Business owners and professionals, such as doctors and lawyers, are particularly exposed to liability litigation. Since many states protect life-insurance assets from attachment in liability lawsuits, professionals often choose to hold wealth in the form of annuities. The limited liquidity of these assets orients them mostly toward retirement. Variable annuities are particularly suitable for younger professionals, whose portfolios are weighted toward growth. In these cases, the insurance is the liability shield provided by the annuity asset; the risk is the potential loss of assets to attachment in litigation; the cost is the higher level of expenses associated with variable annuities compared to (say) direct mutual-fund or exchange-traded-fund investment. Higher expenses produce a lower net return for the investor.

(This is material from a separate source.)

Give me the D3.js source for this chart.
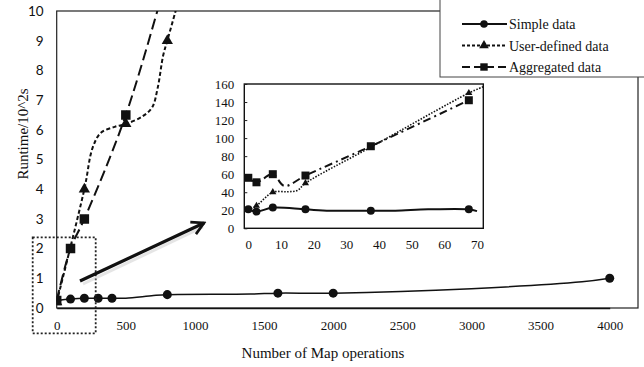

Insurance Annuities for Liability Plaintiffs

It is interesting to note that annuities offer insurance features to liability plaintiffs as well as (prospective) defendants. Liability judgments are often intended to replace periodic income (wage, salary or entrepreneurial) lost to injury or death. As a practical matter, this lost income is often vital to providing for the retirement of plaintiffs. Structured settlements or verdicts will often order a defendant to purchase an annuity to provide the functional equivalent of this periodic income. The court is legally bound to insure payment of this income to the best of its ability. It is legally desirable to have payment guaranteed by a responsible fiduciary such as an insurance company, rather than simply require the loser to make payment over time. The future is uncertain; an insurance company is a better bet to supply the money than any individual, let alone somebody who has committed a legal wrong. In this case, the insurance is the guarantee of future payment and the risk is the uncertainty that the defendant will cough up the money on schedule. The intriguing aspect of this situation is identification of the economic cost. Because economics does not differentiate morally between the winner and loser of the lawsuit, there is no basis for assigning a cost to the transfer between them. Really, the economic cost is the alternative use to which the resources devoted to litigation could have been put; this includes not just the purchase of the annuity but the other costs as well.

Summary

Among the insurance features provided by annuities are retirement-income insurance, life insurance, liability insurance and legal settlement insurance. In these cases, the features of insurance annuities provide the attributes of insurance within the annuity contract. Those attributes involve the reduction or elimination of variability in outcome. The essence of insurance is the substitution of cost for risk. Sometimes the cost of insurance annuities is explicit, sometimes implicit. Despite the fact that annuities are investment products, their insurance benefits are substantial indeed.

Of all the complications associated with annuities, none are as intriguing and complex as the interaction between investment and insurance that occurs throughout the range of annuity products. The last word on this fascinating relationship has yet to be written.